GMB calls for urgent action over manufacturing job losses
A report compiled by the GMB union has revealed that more than 700,000 manufacturing jobs have been lost in the UK since the recession.
The latest figures show that manufacturing employment slumped from 3.5million in 2006/07 to just 2.8m last year, with more cuts being announced in recent weeks.
Among the areas worst hit were Staffordshire, Worcestershire, Kent and Hampshire, with the West Midlands said to be the worst affected region in the country.
GMB general secretary Paul Kenny said: "In the UK as a whole the first four years of this recession has cost 706,300 manufacturing jobs. That is an average of 3,398 job losses a week. This fall is on top of the 1.25m fall between 1994/5 and 2006/7 an average of 2005 job losses a week.
"Governments since Thatcher, from both parties, have ignored warnings from GMB and others that this migration of manufacturing jobs is not sustainable. This 'march of the makers' - two million of them in sixteen years - is the most tragic economic story from Britain in the last two decades.
"Unless action is taken to support and develop manufacturing, the economic future for this nation is bleak. Only the British state has enough strength and power to halt and reverse the decline."
Kenny called on the government to increase support for medium sized companies, encourage more small firms to grow and develop a smarter approach to procurement.
He also said that urgent action needed to be taken to deal with the country's growing skills shortage, using Germany as an example of how a good vocational system can create a sustainable economy.

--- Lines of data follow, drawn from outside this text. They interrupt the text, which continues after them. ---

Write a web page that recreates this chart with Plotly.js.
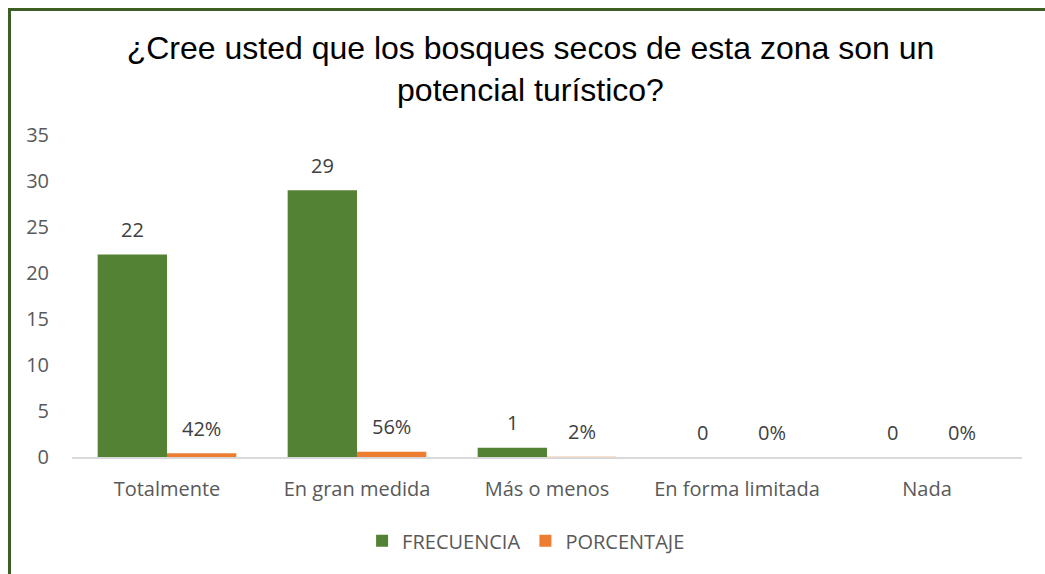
<!DOCTYPE html>
<html>
<head>
<meta charset="utf-8">
<script src="https://cdn.plot.ly/plotly-3.0.1.min.js"></script>
<style>
html,body{margin:0;padding:0;background:#fff;}
#wrap{position:relative;width:1045px;height:574px;overflow:hidden;}
#chart{width:1045px;height:574px;}
#frame{position:absolute;left:8px;top:8px;width:1100px;height:600px;border-left:3px solid #3d5f24;border-top:3px solid #3d5f24;pointer-events:none;}
</style>
</head>
<body>
<div id="wrap"><div id="chart"></div><div id="frame"></div></div>
<script>
var categories = ["Totalmente", "En gran medida", "Más o menos", "En forma limitada", "Nada"];
var frecuencia = [22, 29, 1, 0, 0];
var porcentaje = [0.42, 0.56, 0.02, 0, 0];
var yTicks = [0, 5, 10, 15, 20, 25, 30, 35];

var FONT = "'Open Sans', 'Noto Sans', sans-serif";
var labelFont = {family: FONT, size: 20, color: "#404040"};

var traces = [
  {
    type: "bar", name: "FRECUENCIA", x: categories, y: frecuencia,
    marker: {color: "#548235"}, hoverinfo: "none"
  },
  {
    type: "bar", name: "PORCENTAJE", x: categories, y: porcentaje,
    marker: {color: "#ed7d31"}, hoverinfo: "none"
  }
];

var annotations = [];
categories.forEach(function(c, i){
  annotations.push({
    x: c, y: frecuencia[i], xref: "x", yref: "y", text: String(frecuencia[i]),
    showarrow: false, xanchor: "center", yanchor: "middle", xshift: -34.5, yshift: 25,
    font: labelFont
  });
  annotations.push({
    x: c, y: porcentaje[i], xref: "x", yref: "y", text: Math.round(porcentaje[i]*100) + "%",
    showarrow: false, xanchor: "center", yanchor: "middle", xshift: 34.5, yshift: 25,
    font: labelFont
  });
});

var layout = {
  width: 1045, height: 574,
  margin: {l: 72, r: 23, t: 135, b: 117},
  paper_bgcolor: "#ffffff", plot_bgcolor: "#ffffff",
  title: {
    text: "¿Cree usted que los bosques secos de esta zona son un<br>potencial turístico?",
    font: {family: "'Liberation Sans', Arial, sans-serif", size: 32, color: "#000000"},
    x: 0.4826, xanchor: "center", y: 0.897, yanchor: "middle", xref: "paper", yref: "container"
  },
  barmode: "group", bargap: 0.27, bargroupgap: 0,
  xaxis: {
    showgrid: false, showline: true, linecolor: "#d9d9d9", linewidth: 2,
    ticks: "", tickfont: {family: FONT, size: 20, color: "#595959"},
    ticklabelstandoff: 13, fixedrange: true
  },
  yaxis: {
    range: [0, 35], tickvals: yTicks, showgrid: false, zeroline: false, showline: false,
    ticks: "", tickfont: {family: FONT, size: 20, color: "#595959"},
    ticklabelstandoff: 22, fixedrange: true
  },
  annotations: annotations,
  showlegend: true,
  legend: {
    orientation: "h", x: 0.478, xanchor: "center", y: -0.26, yanchor: "middle",
    font: {family: FONT, size: 20, color: "#595959"},
    itemwidth: 30, traceorder: "normal"
  }
};

Plotly.newPlot("chart", traces, layout, {displayModeBar: false, staticPlot: true});
</script>
</body>
</html>
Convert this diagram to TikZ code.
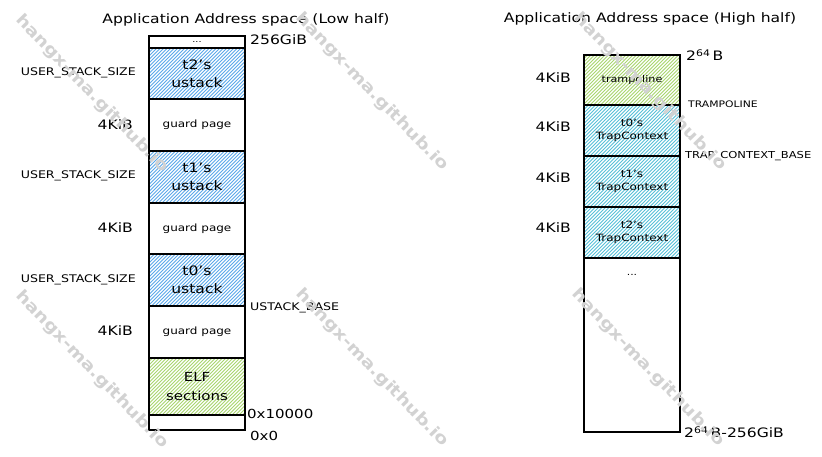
\documentclass[tikz,border=0pt]{standalone}
\usepackage{fontspec}
\setmainfont[FakeStretch=1.2]{DejaVu Sans}
\definecolor{hblue}{HTML}{5AA8EA}
\definecolor{hgreen}{HTML}{A8D66E}
\definecolor{hcyan}{HTML}{56C0D8}
\definecolor{wm}{HTML}{D2D2D2}
\begin{document}
\begin{tikzpicture}[x=1pt,y=-1pt,
  seg/.style={draw=black, line width=1.3pt, minimum width=96pt, inner sep=0pt, align=center},
  hatch/.style={path picture={\foreach \i in {-64,-60.5,...,100} \draw[#1, line width=0.75pt] ([xshift=\i pt]path picture bounding box.south west) -- ++(64pt,64pt);}},
  big/.style={font=\fontsize{13}{18}\selectfont},
  mid/.style={font=\fontsize{12.5}{19}\selectfont},
  small/.style={font=\fontsize{10}{13.5}\selectfont},
  caps/.style={font=\fontsize{10.5}{12}\selectfont},
  lbl/.style={inner sep=0pt},
  wmark/.style={text=wm, rotate=-46, font=\fontsize{16}{16}\bfseries\selectfont}
]
\useasboundingbox (0,0) rectangle (822,456);
\fill[white] (0,0) rectangle (822,456);

% ---------- left column (low half) ----------
\node[lbl, font=\fontsize{13}{15}\selectfont] (ltitle) at (246,20) {Application Address space (Low half)};

\node[seg, minimum height=12pt, font=\fontsize{8}{8}\selectfont] (ldots) at (197,42) {...};
\node[seg, minimum height=51pt, hatch=hblue, big] (t2s) at (197,73.5) {t2's\\ustack};
\node[seg, minimum height=52pt, small] (g2) at (197,125) {guard page};
\node[seg, minimum height=52pt, hatch=hblue, big] (t1s) at (197,177) {t1's\\ustack};
\node[seg, minimum height=51pt, small] (g1) at (197,228.5) {guard page};
\node[seg, minimum height=52pt, hatch=hblue, big] (t0s) at (197,280) {t0's\\ustack};
\node[seg, minimum height=52pt, small] (g0) at (197,332) {guard page};
\node[seg, minimum height=57pt, hatch=hgreen, mid] (elf) at (197,386.5) {ELF\\sections};
\node[seg, minimum height=15pt] (zero) at (197,422.5) {};

\node[lbl, caps, anchor=east] (uss2) at (136,73) {USER\_STACK\_SIZE};
\node[lbl, caps, anchor=east] (uss1) at (136,176) {USER\_STACK\_SIZE};
\node[lbl, caps, anchor=east] (uss0) at (136,280) {USER\_STACK\_SIZE};
\node[lbl, big, anchor=east] (lk2) at (133,125) {4KiB};
\node[lbl, big, anchor=east] (lk1) at (133,228) {4KiB};
\node[lbl, big, anchor=east] (lk0) at (133,331) {4KiB};

\node[lbl, big, anchor=west] (top256) at (250,40) {256GiB};
\node[lbl, caps, anchor=west] (ubase) at (250,308) {USTACK\_BASE};
\node[lbl, mid, anchor=west] (a10000) at (247,414) {0x10000};
\node[lbl, mid, anchor=west] (a0) at (250,436) {0x0};

% ---------- right column (high half) ----------
\node[lbl, font=\fontsize{13}{15}\selectfont] (rtitle) at (650,19) {Application Address space (High half)};

\node[seg, minimum height=50pt, hatch=hgreen, font=\fontsize{9.3}{12}\selectfont] (tramp) at (632,80) {trampoline};
\node[seg, minimum height=51pt, hatch=hcyan, small] (tc0) at (632,130.5) {t0's\\TrapContext};
\node[seg, minimum height=51pt, hatch=hcyan, small] (tc1) at (632,181.5) {t1's\\TrapContext};
\node[seg, minimum height=51pt, hatch=hcyan, small] (tc2) at (632,232.5) {t2's\\TrapContext};
\node[seg, minimum height=174pt] (rest) at (632,345) {};
\node[lbl, font=\fontsize{9}{9}\selectfont] (rdots) at (632,275) {...};

\node[lbl, big, anchor=east] (rk0) at (571,78) {4KiB};
\node[lbl, big, anchor=east] (rk1) at (571,127) {4KiB};
\node[lbl, big, anchor=east] (rk2) at (571,178) {4KiB};
\node[lbl, big, anchor=east] (rk3) at (571,228) {4KiB};

\node[lbl, big, anchor=west] (r264) at (686,55) {2\textsuperscript{64}\,B};
\node[lbl, font=\fontsize{9}{10}\selectfont, anchor=west] (rtramp) at (688,104) {TRAMPOLINE};
\node[lbl, font=\fontsize{9.6}{11}\selectfont, anchor=west] (rtcb) at (685,156) {TRAP\_CONTEXT\_BASE};
\node[lbl, big, anchor=west] (rbot) at (684,432) {2\textsuperscript{64}\,B-256GiB};

% ---------- watermarks ----------
\node[wmark] (w1) at (92,94) {hangx-ma.github.io};
\node[wmark] (w2) at (372,92) {hangx-ma.github.io};
\node[wmark] (w3) at (650,92) {hangx-ma.github.io};
\node[wmark] (w4) at (92,370) {hangx-ma.github.io};
\node[wmark] (w5) at (372,368) {hangx-ma.github.io};
\node[wmark] (w6) at (648,368) {hangx-ma.github.io};
\end{tikzpicture}
\end{document}
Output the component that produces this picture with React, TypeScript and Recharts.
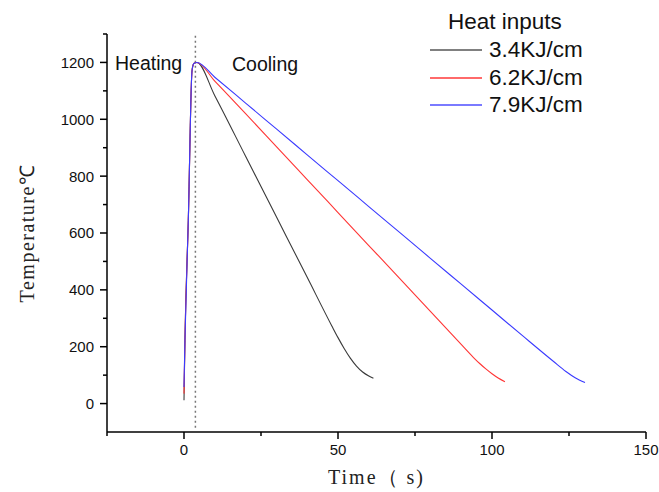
import { LineChart, Line, XAxis, YAxis, ReferenceLine, Legend } from 'recharts';

// Thermal cycles for three heat inputs (time in s, temperature in °C)
const lowTime = [0, 0.3, 1.4, 2.6, 3.2, 4.2, 10, 20, 30, 40, 48, 50, 52, 54, 56, 58, 60, 61.5];
const lowTemp = [12, 220, 645, 1170, 1196, 1200, 1083, 870, 657, 444, 273, 232, 194, 160, 132, 111, 97, 89];

const midTime = [0, 0.3, 1.4, 2.6, 3.2, 4.2, 10, 20, 30, 40, 50, 60, 70, 80, 90, 94, 96, 98, 100, 102, 104.2];
const midTemp = [35, 220, 645, 1170, 1196, 1200, 1134, 1020, 904, 788, 672, 556, 440, 324, 208, 162, 141, 122, 105, 90, 77];

const highTime = [0, 0.3, 1.4, 2.6, 3.2, 4.2, 10, 20, 30, 40, 50, 60, 70, 80, 90, 100, 110, 120, 124, 127, 130.2];
const highTemp = [58, 220, 645, 1170, 1196, 1200, 1148, 1057, 966, 875, 784, 693, 602, 511, 420, 329, 238, 148, 113, 91, 74];

const seriesNames = ['3.4KJ/cm', '6.2KJ/cm', '7.9KJ/cm'];
const seriesColors = ['#3a3a3a', '#ff3535', '#3a3aff'];
const legendColors = ['#808080', '#ff6a6a', '#7a7aff'];

const xTicks = [-25, 0, 25, 50, 75, 100, 125, 150];
const xLabeled = [0, 50, 100, 150];
const yTicks = [0, 100, 200, 300, 400, 500, 600, 700, 800, 900, 1000, 1100, 1200, 1300];
const yLabeled = [0, 200, 400, 600, 800, 1000, 1200];

const splitTime = 3.7;

const toPoints = (ts: number[], vs: number[]) => ts.map((t, i) => ({ t, T: vs[i] }));

const series = [
  toPoints(lowTime, lowTemp),
  toPoints(midTime, midTemp),
  toPoints(highTime, highTemp),
];

const sans = '"Liberation Sans", Arial, sans-serif';
const serif = '"Liberation Serif", "Times New Roman", serif';

function XTick(props: any) {
  const { x, y, payload } = props;
  const major = xLabeled.includes(payload.value);
  const len = major ? 7 : 4;
  return (
    <g>
      <line x1={x} x2={x} y1={y} y2={y + len} stroke="#000" strokeWidth={1.5} />
      {major && (
        <text x={x} y={y + 23} textAnchor="middle" fontSize={15} fontFamily={sans} fill="#111">
          {payload.value}
        </text>
      )}
    </g>
  );
}

function YTick(props: any) {
  const { x, y, payload } = props;
  const major = yLabeled.includes(payload.value);
  const len = major ? 7 : 4;
  return (
    <g>
      <line x1={x} x2={x - len} y1={y} y2={y} stroke="#000" strokeWidth={1.5} />
      {major && (
        <text x={x - 13} y={y + 5.4} textAnchor="end" fontSize={15} fontFamily={sans} fill="#111">
          {payload.value}
        </text>
      )}
    </g>
  );
}

function HeatLegend() {
  return (
    <div style={{ position: 'relative', width: 240, height: 120, fontFamily: sans, color: '#111' }}>
      <div style={{ position: 'absolute', left: 18, top: 9, fontSize: 22.5, lineHeight: '26px', whiteSpace: 'nowrap' }}>
        Heat inputs
      </div>
      {seriesNames.map((name, i) => (
        <div key={name} style={{ position: 'absolute', left: 0, top: 36 + i * 27.5, height: 28, display: 'flex', alignItems: 'center' }}>
          <div style={{ width: 52, height: 2, background: legendColors[i] }} />
          <span style={{ marginLeft: 7, fontSize: 22.5, whiteSpace: 'nowrap' }}>{name}</span>
        </div>
      ))}
    </div>
  );
}

export default function App() {
  return (
    <div style={{ position: 'absolute', left: 0, top: 0, width: 659, height: 492, background: '#fff', overflow: 'hidden' }}>
      <LineChart width={659} height={492} margin={{ top: 34, right: 13, bottom: 10, left: 47 }}>
        <XAxis
          dataKey="t"
          type="number"
          domain={[-25, 150]}
          ticks={xTicks}
          allowDuplicatedCategory={false}
          height={50}
          tickSize={0}
          tickMargin={0}
          tick={<XTick />}
          tickLine={false}
          axisLine={{ stroke: '#000', strokeWidth: 1.5 }}
          label={{
            content: (p: any) => {
              const vb = p.viewBox;
              return (
                <text
                  x={vb.x + vb.width / 2}
                  y={vb.y + 52}
                  textAnchor="middle"
                  fontSize={20}
                  fontFamily={serif}
                  letterSpacing={2}
                  fill="#222"
                >
                  Time（ s)
                </text>
              );
            },
          }}
        />
        <YAxis
          dataKey="T"
          type="number"
          domain={[-100, 1300]}
          ticks={yTicks}
          width={60}
          tickSize={0}
          tickMargin={0}
          tick={<YTick />}
          tickLine={false}
          axisLine={{ stroke: '#000', strokeWidth: 1.5 }}
          label={{
            content: (p: any) => {
              const vb = p.viewBox;
              const cx = vb.x - 20;
              const cy = vb.y + vb.height / 2;
              return (
                <text
                  x={cx}
                  y={cy}
                  transform={`rotate(-90 ${cx} ${cy})`}
                  textAnchor="middle"
                  dominantBaseline="central"
                  fontSize={20}
                  fontFamily={serif}
                  letterSpacing={1.5}
                  fill="#222"
                >
                  Temperature℃
                </text>
              );
            },
          }}
        />
        <ReferenceLine
          segment={[{ x: splitTime, y: -85 }, { x: splitTime, y: 1300 }]}
          stroke="#777"
          strokeWidth={1.5}
          strokeDasharray="2 3"
        />
        {series.map((pts, i) => (
          <Line
            key={seriesNames[i]}
            data={pts}
            dataKey="T"
            name={seriesNames[i]}
            type="monotone"
            stroke={seriesColors[i]}
            strokeWidth={1.1}
            dot={false}
            activeDot={false}
            isAnimationActive={false}
          />
        ))}
        <Legend
          layout="horizontal"
          verticalAlign="middle"
          align="center"
          content={<HeatLegend />}
          wrapperStyle={{ left: 430, top: 0, width: 240, height: 120 }}
        />
      </LineChart>
      <div style={{ position: 'absolute', left: 115, top: 53, fontFamily: sans, fontSize: 19.5, lineHeight: '20px', color: '#111' }}>
        Heating
      </div>
      <div style={{ position: 'absolute', left: 232, top: 54, fontFamily: sans, fontSize: 19.5, lineHeight: '20px', color: '#111' }}>
        Cooling
      </div>
    </div>
  );
}
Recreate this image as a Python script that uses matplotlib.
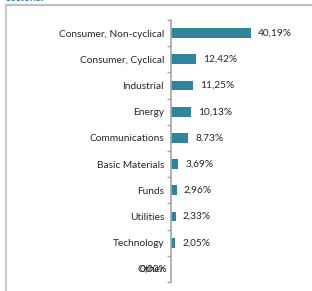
import matplotlib
matplotlib.use("Agg")
from matplotlib import pyplot as plt
from matplotlib.lines import Line2D

sectors = ["Consumer, Non-cyclical", "Consumer, Cyclical", "Industrial", "Energy",
           "Communications", "Basic Materials", "Funds", "Utilities", "Technology", "Other"]
weights = [40.19, 12.42, 11.25, 10.13, 8.73, 3.69, 2.96, 2.33, 2.05, 0.00]
value_labels = ["40,19%", "12,42%", "11,25%", "10,13%", "8,73%", "3,69%",
                "2,96%", "2,33%", "2,05%", "0,00%"]

bar_color = "#31849B"
frame_color = "#BFBFBF"

plt.rcParams['font.family'] = ['Lato', 'DejaVu Sans']

fig = plt.figure(figsize=(3.12, 2.91), dpi=100)
ax = fig.add_axes([171/312, 9/291, 141/312, 262/291])

n = len(sectors)
ypos = list(range(n))
ax.barh(ypos, weights, height=0.38, color=bar_color)
ax.set_ylim(n - 0.5, -0.5)
ax.set_xlim(0, 70.8)

for y, w, lab in zip(ypos, weights, value_labels):
    if w > 0:
        ax.text(w + 3.5, y, lab, va='center', ha='left', fontsize=7.3, color='#262626')
    else:
        # zero label lands on top of the category name, as in the original
        ax.text(-1.8, y, lab, va='center', ha='right', fontsize=7.3, color='#262626')

ax.set_yticks(ypos)
ax.set_yticklabels(sectors, fontsize=7.3, color='#262626')
ax.tick_params(axis='y', length=0, pad=5)
ax.set_yticks([i - 0.5 for i in range(n + 1)], minor=True)
ax.tick_params(axis='y', which='minor', length=3, color='#A6A6A6', width=1)
ax.set_xticks([])
for s in ['top', 'right', 'bottom']:
    ax.spines[s].set_visible(False)
ax.spines['left'].set_color('#A6A6A6')
ax.spines['left'].set_linewidth(1.2)

# outer frame of the report box
fig.add_artist(Line2D([5.5/312, 1], [1 - 4.5/291, 1 - 4.5/291], color=frame_color, lw=1.6))
fig.add_artist(Line2D([5.5/312, 5.5/312], [0, 1 - 4.5/291], color=frame_color, lw=1.2))
fig.text(6/312, 1 - 0.6/291, "Sectorial", fontsize=7, fontweight='bold',
         color='#31849B', va='baseline', ha='left')

fig.savefig("out.png", dpi=100)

Kenny concluded: "There should be a concentration of effort on high skill, high value manufacturing sectors - for example in the field of environmental technology - on those British companies most likely to succeed in the face of global competition.
"UK manufacturing should be used as the supply chain in the multibillion pound capital investment programme needed to up-grade and modernise the UK's infrastructure."